Gern theilten wir unsere herzinnige Freude darüber mit dem getreuen, braven „Bienenlob“, dem anstelligen Anstifter der geglückten Jagd, der darob aber nicht wenig stolz war. Hatten wir doch in der That nur ihm allein unseren heutigen Waidmannsegen zu verdanken. Ein verabreichter doppelter Tagelohn brachte dem Genügsamen noch einen geschätzten materiellen Gewinn, der ihm schließlich doch noch weit über das Vergnügen ging, welches er unverkennbar an der Erlegung der von ihm so bezeichnend beschriebenen „langbeenigen Beester“ hatte.

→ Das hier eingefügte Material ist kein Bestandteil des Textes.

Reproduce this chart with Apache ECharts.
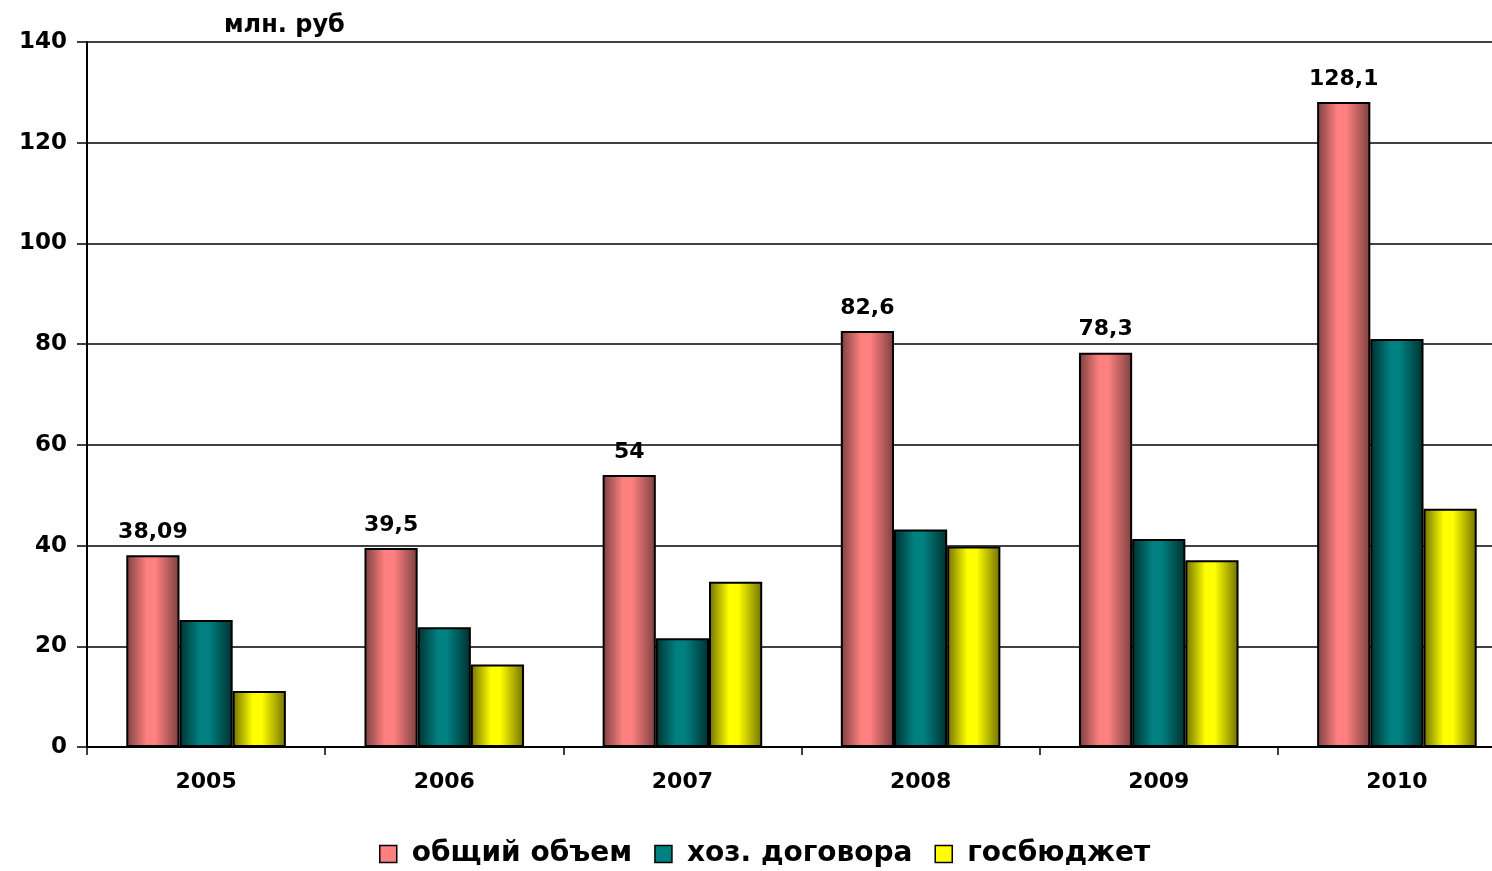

Mir aber war an diesem Tage außer dem gehabten Hochgenuß der Jagd auch noch der geworden: zum ersten Male in meinem Leben Trappen in Freiheit gesehen zu haben. Nicht mindere Freude gewährte mir am andern Tage die Gelegenheit, an der prächtigen Jagdbeute, dem erlegten Trappen, direct nach der Natur studiren zu können, so daß ich die mir lebhaft im Gedächtniß gebliebene Gruppe, wie ich sie durch’s Fernglas beobachtet, darnach ausführen und sie nun, nach langen Jahren, an dieser Stelle meinen „Wild-, Wald- und Waidmannsbildern“ einverleiben konnte.